■ Records ■
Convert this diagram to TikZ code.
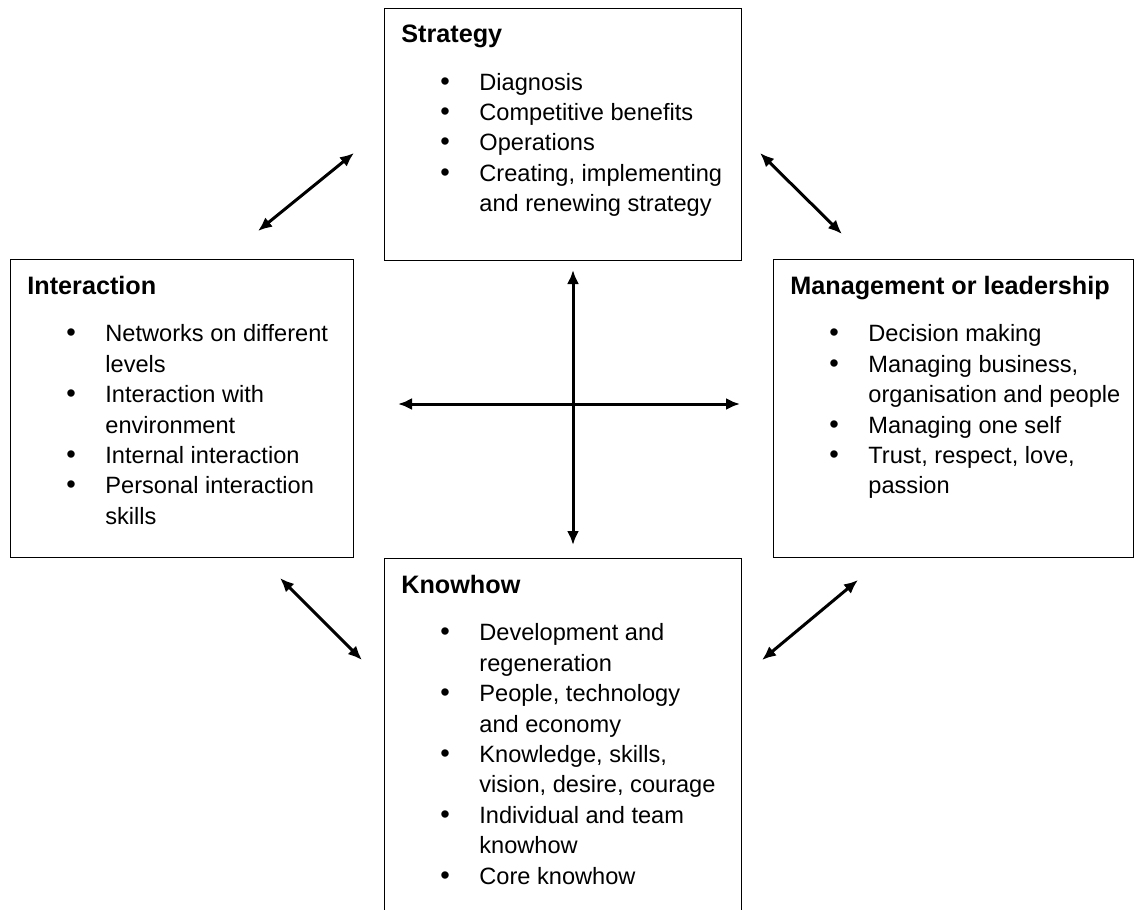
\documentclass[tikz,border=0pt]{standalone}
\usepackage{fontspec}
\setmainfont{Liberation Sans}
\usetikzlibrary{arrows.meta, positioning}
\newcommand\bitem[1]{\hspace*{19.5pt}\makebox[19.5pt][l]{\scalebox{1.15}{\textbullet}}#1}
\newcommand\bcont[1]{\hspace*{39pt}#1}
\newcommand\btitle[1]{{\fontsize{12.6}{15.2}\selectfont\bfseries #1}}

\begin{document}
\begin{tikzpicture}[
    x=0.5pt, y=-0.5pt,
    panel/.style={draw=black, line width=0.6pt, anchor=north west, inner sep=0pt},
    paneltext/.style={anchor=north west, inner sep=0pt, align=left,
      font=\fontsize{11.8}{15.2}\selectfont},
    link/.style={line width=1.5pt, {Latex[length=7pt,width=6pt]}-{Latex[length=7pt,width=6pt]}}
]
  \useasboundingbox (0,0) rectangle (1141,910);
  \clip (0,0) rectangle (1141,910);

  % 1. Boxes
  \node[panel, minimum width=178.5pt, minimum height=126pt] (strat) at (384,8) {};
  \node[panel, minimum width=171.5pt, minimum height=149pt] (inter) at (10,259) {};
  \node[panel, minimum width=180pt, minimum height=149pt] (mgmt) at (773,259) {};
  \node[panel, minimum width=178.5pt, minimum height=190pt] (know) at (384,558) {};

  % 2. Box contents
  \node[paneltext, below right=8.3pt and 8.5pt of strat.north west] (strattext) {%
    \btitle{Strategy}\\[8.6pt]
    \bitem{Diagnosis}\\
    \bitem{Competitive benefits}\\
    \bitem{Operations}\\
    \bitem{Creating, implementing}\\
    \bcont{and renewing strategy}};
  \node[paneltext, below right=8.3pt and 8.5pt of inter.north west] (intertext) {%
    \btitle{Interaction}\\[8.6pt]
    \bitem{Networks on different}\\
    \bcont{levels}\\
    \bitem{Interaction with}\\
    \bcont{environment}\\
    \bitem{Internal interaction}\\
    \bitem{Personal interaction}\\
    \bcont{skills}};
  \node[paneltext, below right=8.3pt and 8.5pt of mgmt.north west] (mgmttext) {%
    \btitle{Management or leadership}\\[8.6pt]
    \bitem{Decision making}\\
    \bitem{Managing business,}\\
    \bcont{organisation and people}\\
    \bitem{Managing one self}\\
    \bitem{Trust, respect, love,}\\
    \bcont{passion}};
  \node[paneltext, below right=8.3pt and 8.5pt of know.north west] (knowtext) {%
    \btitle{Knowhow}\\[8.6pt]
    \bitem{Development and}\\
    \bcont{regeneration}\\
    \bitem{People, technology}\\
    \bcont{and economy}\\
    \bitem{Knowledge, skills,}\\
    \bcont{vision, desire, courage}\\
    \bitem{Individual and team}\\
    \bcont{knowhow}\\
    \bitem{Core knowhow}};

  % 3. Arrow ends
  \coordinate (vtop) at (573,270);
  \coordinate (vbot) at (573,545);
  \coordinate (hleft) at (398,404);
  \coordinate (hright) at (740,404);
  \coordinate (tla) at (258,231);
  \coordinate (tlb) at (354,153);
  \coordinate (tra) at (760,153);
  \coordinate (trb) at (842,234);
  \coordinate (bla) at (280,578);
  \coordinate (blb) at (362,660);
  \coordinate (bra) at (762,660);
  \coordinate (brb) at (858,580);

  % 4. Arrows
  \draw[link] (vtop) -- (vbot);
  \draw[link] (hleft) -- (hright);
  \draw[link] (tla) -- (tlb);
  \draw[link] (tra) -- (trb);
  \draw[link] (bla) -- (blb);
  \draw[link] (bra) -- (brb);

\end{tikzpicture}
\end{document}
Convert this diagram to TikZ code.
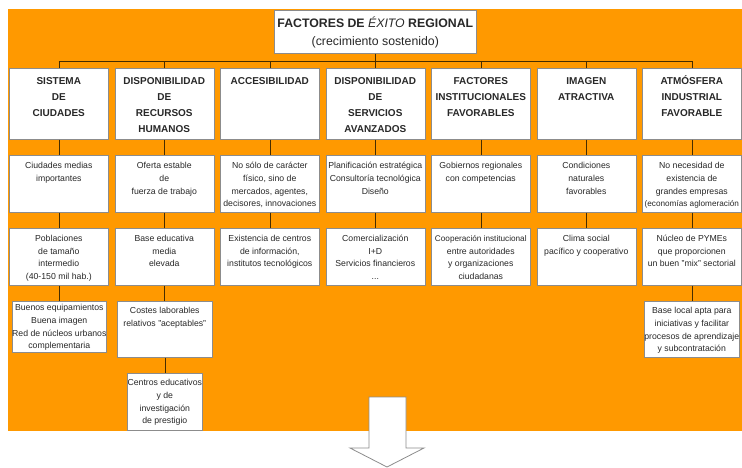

■ Exercise task ■
All of the material above needs to be restated exactly, with no pictures.

■ Correct answer ■
Convert this diagram to TikZ code.
\documentclass[tikz,border=0pt]{standalone}
\usepackage{fontspec}
\setmainfont{Liberation Sans}
\usetikzlibrary{arrows.meta, positioning}
\newcommand\bitem[1]{\hspace*{19.5pt}\makebox[19.5pt][l]{\scalebox{1.15}{\textbullet}}#1}
\newcommand\bcont[1]{\hspace*{39pt}#1}
\newcommand\btitle[1]{{\fontsize{12.6}{15.2}\selectfont\bfseries #1}}

\begin{document}
\begin{tikzpicture}[
    x=0.5pt, y=-0.5pt,
    panel/.style={draw=black, line width=0.6pt, anchor=north west, inner sep=0pt},
    paneltext/.style={anchor=north west, inner sep=0pt, align=left,
      font=\fontsize{11.8}{15.2}\selectfont},
    link/.style={line width=1.5pt, {Latex[length=7pt,width=6pt]}-{Latex[length=7pt,width=6pt]}}
]
  \useasboundingbox (0,0) rectangle (1141,910);
  \clip (0,0) rectangle (1141,910);

  % 1. Boxes
  \node[panel, minimum width=178.5pt, minimum height=126pt] (strat) at (384,8) {};
  \node[panel, minimum width=171.5pt, minimum height=149pt] (inter) at (10,259) {};
  \node[panel, minimum width=180pt, minimum height=149pt] (mgmt) at (773,259) {};
  \node[panel, minimum width=178.5pt, minimum height=190pt] (know) at (384,558) {};

  % 2. Box contents
  \node[paneltext, below right=8.3pt and 8.5pt of strat.north west] (strattext) {%
    \btitle{Strategy}\\[8.6pt]
    \bitem{Diagnosis}\\
    \bitem{Competitive benefits}\\
    \bitem{Operations}\\
    \bitem{Creating, implementing}\\
    \bcont{and renewing strategy}};
  \node[paneltext, below right=8.3pt and 8.5pt of inter.north west] (intertext) {%
    \btitle{Interaction}\\[8.6pt]
    \bitem{Networks on different}\\
    \bcont{levels}\\
    \bitem{Interaction with}\\
    \bcont{environment}\\
    \bitem{Internal interaction}\\
    \bitem{Personal interaction}\\
    \bcont{skills}};
  \node[paneltext, below right=8.3pt and 8.5pt of mgmt.north west] (mgmttext) {%
    \btitle{Management or leadership}\\[8.6pt]
    \bitem{Decision making}\\
    \bitem{Managing business,}\\
    \bcont{organisation and people}\\
    \bitem{Managing one self}\\
    \bitem{Trust, respect, love,}\\
    \bcont{passion}};
  \node[paneltext, below right=8.3pt and 8.5pt of know.north west] (knowtext) {%
    \btitle{Knowhow}\\[8.6pt]
    \bitem{Development and}\\
    \bcont{regeneration}\\
    \bitem{People, technology}\\
    \bcont{and economy}\\
    \bitem{Knowledge, skills,}\\
    \bcont{vision, desire, courage}\\
    \bitem{Individual and team}\\
    \bcont{knowhow}\\
    \bitem{Core knowhow}};

  % 3. Arrow ends
  \coordinate (vtop) at (573,270);
  \coordinate (vbot) at (573,545);
  \coordinate (hleft) at (398,404);
  \coordinate (hright) at (740,404);
  \coordinate (tla) at (258,231);
  \coordinate (tlb) at (354,153);
  \coordinate (tra) at (760,153);
  \coordinate (trb) at (842,234);
  \coordinate (bla) at (280,578);
  \coordinate (blb) at (362,660);
  \coordinate (bra) at (762,660);
  \coordinate (brb) at (858,580);

  % 4. Arrows
  \draw[link] (vtop) -- (vbot);
  \draw[link] (hleft) -- (hright);
  \draw[link] (tla) -- (tlb);
  \draw[link] (tra) -- (trb);
  \draw[link] (bla) -- (blb);
  \draw[link] (bra) -- (brb);

\end{tikzpicture}
\end{document}
Convert this diagram to TikZ code.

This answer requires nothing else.